Besides the static test, the dynamic characteristics of the force sensor were also tested with the same experimental setup. The response time to a sudden increase and decrease of a force on the force sensor and the ability of the force sensor to keep a stable output under a constant force were investigated. To achieve these measurements, a 5 g double-hook weight was applied to the force sensor for a while. The whole test time was 30 s, and the loading time was about 10 s. The relative resistance variation of the force sensor under the force pulse is shown in
Figure 15. The rise time was 756.1 ms the fall time was 1031.1 ms. The fall time was relatively long due to the creep property of the high-temperature resin. The fluctuation during the loading time was mainly caused by the waggle of the double-hook weight. Also, there is zero drift occurring in this test.
To investigate the zero drift of the force sensor, a short-term stability test was performed for one hour. The data of the short-term stability test are recorded in
Table 5. As shown in
Figure 16, the resistance was read every 10 min, and the resistance changes are no more than 0.004 kΩ in one hour, which is 0.0665% of the initial resistance. The minor changes of the temperature and humidity in the laboratory may contribute to the 0.004 kΩ fluctuation.
The resistance of the force sensor was measured again 80 days after the short-term stability test, and the result is 6.04316 kΩ. This may be caused by the humidity change in the laboratory, which is 48.1% RH before and 15.6% RH after. Also, the static test was conducted again after 83 days. As shown in
Figure 17, the result is close to the result of the static test before, and this indicates that the long-term stability of the force sensor is good.
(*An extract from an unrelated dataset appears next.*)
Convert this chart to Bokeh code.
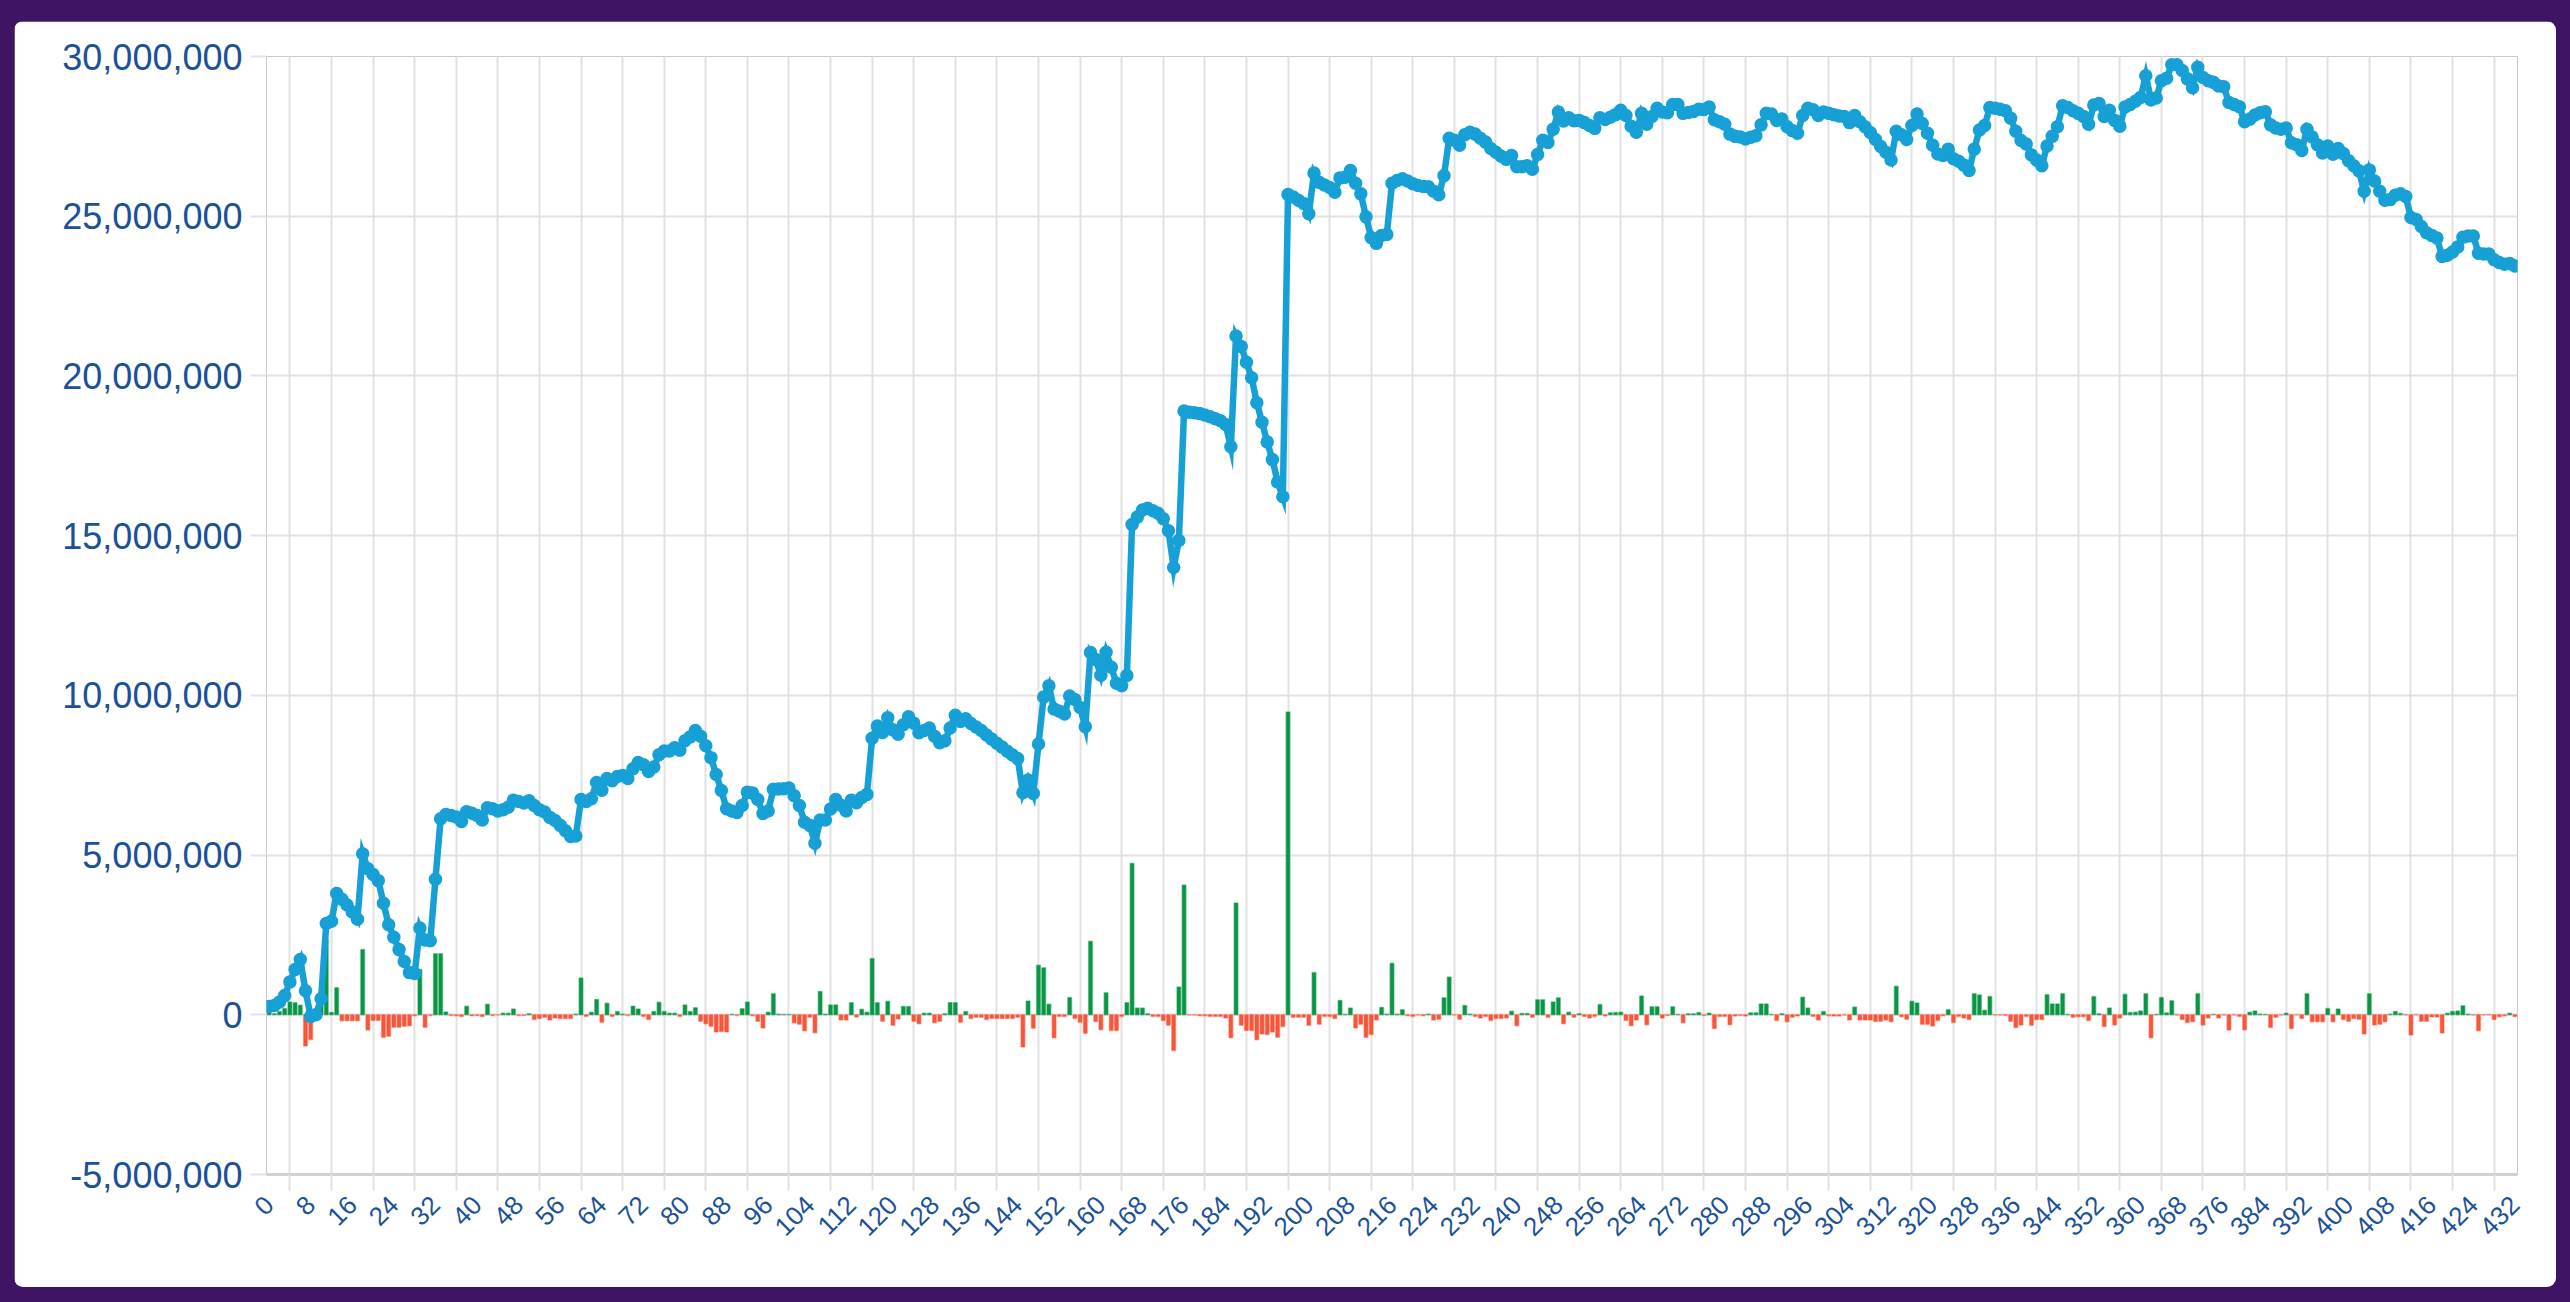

A cost effective and time-saving way to fabricate a force sensor with the composite structure is achieved in this research, and the force sensor has potential applications for use in robot whisker and flow velocity measurement technologies. However, the performance of the force sensor is still not good enough. The repeatability error is relatively large and the response time is long. This is because the sensor performance is somewhat restricted by the creep property of the high-temperature resin, and the resistance of the strain gauge is susceptible to temperature and humidity. Once these problems are solved, the performance can be further improved. It is this necessary to investigate new 3D printing materials and new sensor packaging methods in future studies.
5. Conclusions
In this paper, a novel 3D printed force sensor with an inkjet-printed strain gauge is investigated. With the combination of DLP-based printing and inkjet printing technologies, a totally 3D printed force sensor with a composite structure was proposed which has cost effective and time-saving advantages compared to traditional sensor manufacturing processes. Theoretical and simulation analyses were conducted for sensor design. To optimize process parameters, the relationship between the mechanical properties of the post-cured resin and the curing time was investigated, and the resistance of the printed strain gauges was characterized. Finally, the fabricated force sensor was tested. Experimental results indicate that the sensitivity is 2.92% N−1, the linearity error is 3.1485% FS, the hysteresis is 2.0191% FS, the repeatability is 6.7243% FS, and overall accuracy is 7.6945% FS in the range of 0–160 mN. The effective gauge factor of the strain gauge is about 0.98. The resistance drifting is less than 0.004 kΩ (0.0665% of the initial resistance) within an hour. These results proved that 3D printing technology may have great application potential for sensor design and fabrication. Future work will be mainly devoted to investigating new 3D printing materials and new sensor packaging methods to improve the performance of the 3D printed force sensor.